I hope you find these holiday survival tips to getting plowed helpful.   Happy Holidays!


Enivrez-vous 

(Paris Spleen, 1864)
by Charles Baudelaire

Il faut être toujours ivre. Tout est là: c’est l’unique question. Pour ne pas sentir l’horrible fardeau du Temps qui brise vos épaules et vous penche vers la terre, il faut vous enivrer sans trêve.

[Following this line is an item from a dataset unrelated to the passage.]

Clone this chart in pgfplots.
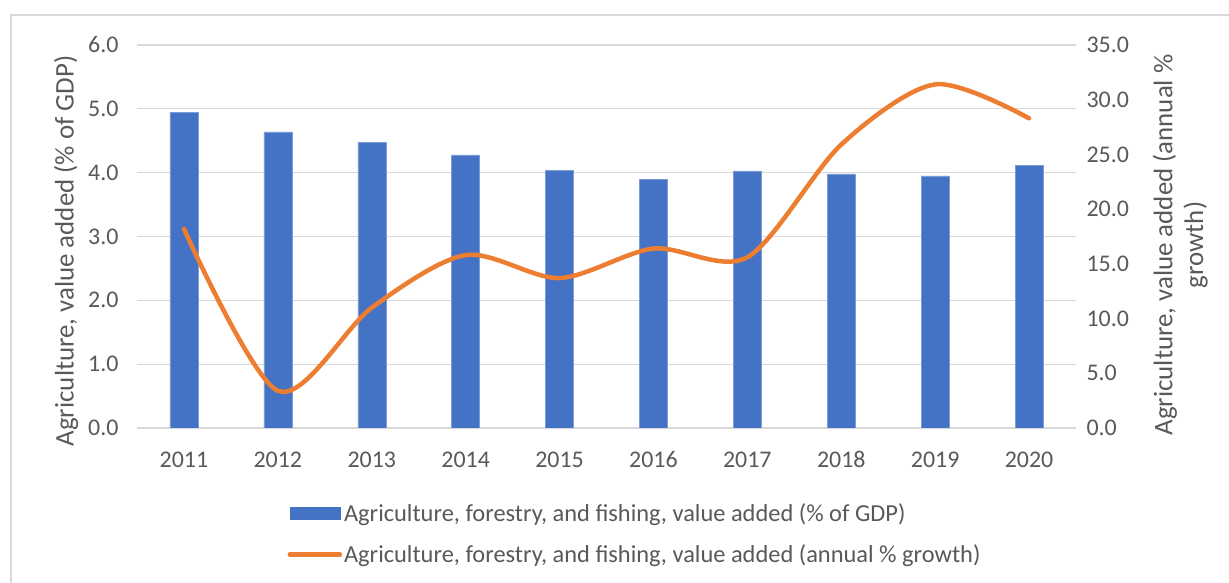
\documentclass[border=0pt]{standalone}
\usepackage{fontspec}
\setmainfont{Carlito}
\usepackage{pgfplots}
\pgfplotsset{compat=1.18}
\definecolor{barblue}{HTML}{4472C4}
\definecolor{lineorange}{HTML}{ED7D31}
\definecolor{txtgray}{HTML}{595959}
\definecolor{gridgray}{HTML}{D9D9D9}
\begin{document}
\begin{tikzpicture}
\useasboundingbox (0bp,0bp) rectangle (1229bp,583bp);
\fill[white] (0bp,0bp) rectangle (1229bp,583bp);
\draw[gridgray, line width=1.5bp] (11bp,-5bp) -- (11bp,568bp) -- (1240bp,568bp);
\pgfplotsset{every axis/.append style={
  at={(137bp,155bp)}, anchor=south west, scale only axis,
  width=939bp, height=383bp,
  xmin=-0.5, xmax=9.5,
  axis line style={draw=none},
  major tick length=0pt,
  tick label style={font=\fontsize{24}{28}\selectfont, text=txtgray},
  label style={font=\fontsize{27}{31}\selectfont, text=txtgray},
  /pgf/number format/assume math mode=true,
  /pgf/number format/.cd, fixed, fixed zerofill, precision=1,
}}
\begin{axis}[
  ymin=0, ymax=6, ytick={0,1,2,3,4,5,6},
  xtick={0,...,9},
  xticklabels={2011,2012,2013,2014,2015,2016,2017,2018,2019,2020},
  xticklabel style={anchor=base, yshift=-40bp},
  yticklabel style={xshift=-15bp},
  ymajorgrids, grid style={gridgray, line width=1.2bp},
  ylabel={Agriculture, value added (\% of GDP)},
  ylabel style={at={(axis description cs:-0.0756,0.462)}, anchor=center},
]
\addplot[ybar, bar width=28bp, fill=barblue, draw=barblue!70!white, line width=0.5bp]
  coordinates {(0,4.95) (1,4.64) (2,4.48) (3,4.28) (4,4.04) (5,3.90) (6,4.03) (7,3.98) (8,3.95) (9,4.12)};
\end{axis}
\begin{axis}[
  ymin=0, ymax=35, ytick={0,5,...,35},
  axis y line*=right, axis x line=none,
  yticklabel style={xshift=7bp, anchor=west},
  ylabel={Agriculture, value added (annual \%\\growth)},
  ylabel style={at={(axis description cs:1.111,0.478)}, anchor=center, align=center},
  legend style={at={(0.157,-0.186)}, anchor=north west, draw=none, fill=none,
    font=\fontsize{24.5}{28}\selectfont, text=txtgray, row sep=18bp, cells={anchor=west}},
]
\addlegendimage{legend image code/.code={\fill[barblue] (0bp,-6bp) rectangle (50bp,6bp);}}
\addlegendentry{Agriculture, forestry, and fishing, value added (\% of GDP)}
\addplot[lineorange, line width=4.5bp, line cap=round, smooth, tension=0.5,
  legend image code/.code={\draw[lineorange, line width=4.5bp, line cap=round] (0bp,0bp) -- (50bp,0bp);}]
  coordinates {(0,18.2) (1,3.4) (2,11.0) (3,15.8) (4,13.7) (5,16.4) (6,15.6) (7,25.9) (8,31.4) (9,28.3)};
\addlegendentry{Agriculture, forestry, and fishing, value added (annual \% growth)}
\end{axis}
\end{tikzpicture}
\end{document}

   Mais de quoi? De vin, de poésie ou de vertu, à votre guise. Mais enivrez-vous.
Et si quelquefois, sur les marches d’un palais, sur l’herbe verte d’un fossé, dans la solitude morne de votre chambre, vous vous réveillez, l’ivresse déjà diminuée ou disparue, demandez au vent, à la vague, à l’étoile, à l’oiseau, à l’horloge, à tout ce qui fuit, à tout ce qui gémit, à tout ce qui roule, à tout ce qui chante, à tout ce qui parle, demandez quelle heure il est et le vent, la vague, l’étoile, l’oiseau, l’horloge, vous répondront: “Il est l’heure de s’enivrer! Pour n’être pas les esclaves martyrisés du Temps, enivrez-vous; enivrez-vous sans cesse! De vin, de poésie ou de vertu, à votre guise.”

Be always drunken. Nothing else matters: that is the only question. If you would not feel the horrible burden of Time weighing on your shoulders and crushing you to the earth, be drunken continually.Drunken with what? With wine, with poetry, or with virtue, as you will. But be drunken. And if sometimes, on the stairs of a palace, or on the green side of a ditch, or in the dreary solitude of your own room, you should awaken and the drunkenness be half or wholly slipped away from you, ask of the wind, or of the wave, or of the star, or of the bird, or of the clock, of whatever flies, or sighs, or rocks, or sings, or speaks, ask what hour it is; and the wind, wave, star, bird, clock, will answer you: “It is the hour to be drunken! Be drunken, if you would not be martyred slaves of Time; be drunken continually! With wine, with poetry, or with virtue, as you will.”

Arthur Symons translation, as quoted by Eugene O’Neill in Long Day’s Journey into Night

I Am Glad I Exist

Wendy Cope
Wendy Cope (b. 1947  – 

“My glass shall not persuade me I am old
So long as youth and thou are of one date;
But when in thee time’s furrows I behold,
Then look I death my days should expiate”
William Shakespeare – Sonnet 22.

The Orange

By Wendy Cope

At lunchtime I bought a huge orange
The size of it made us all laugh.
I peeled it and shared it with Robert and Dave—
They got quarters and I had a half.

And that orange it made me so happy,
As ordinary things often do
Just lately. The shopping. A walk in the park
This is peace and contentment. It’s new.

The rest of the day was quite easy.
I did all my jobs on my list
And enjoyed them and had some time over.
I love you. I’m glad I exist.


The poetry of simplicity is often the best. Nothing too complicated.  A good orange for instance.  I enjoyed Wendy Cope’s re-imagining of Shakespeare’s sonnet 22.  She is an accomplished poet and sonneteer.  I have been feeling the pull of time a bit more lately, this past year having slipped by so quickly.  And although I have accomplished much this past year in attending to my passions, I also feel like I only scratched the surface.   Industry and idleness need to be taken as medicine to feed our inventions.


My Glass Can’t Quite Persuade Me I Am Old

by Wendy Cope

My glass can’t quite persuade me I am old—
In that respect my ageing eyes are kind—
But when I see a photograph, I’m told
The dismal truth: I’ve left my youth behind.
And when I try to get up from a chair
My knees remind me they are past their best.
The burden they have carried everywhere
I heavier now. No wonder they protest.
Arthritic fingers, problematic neck,
Sometimes causing mild to moderate pain,
Could well persuade me I’m an ancient wreck
But here’s what helps me to feel young again.
My love, who fell for me so long ago,
Still loves me just as much, and tells me so.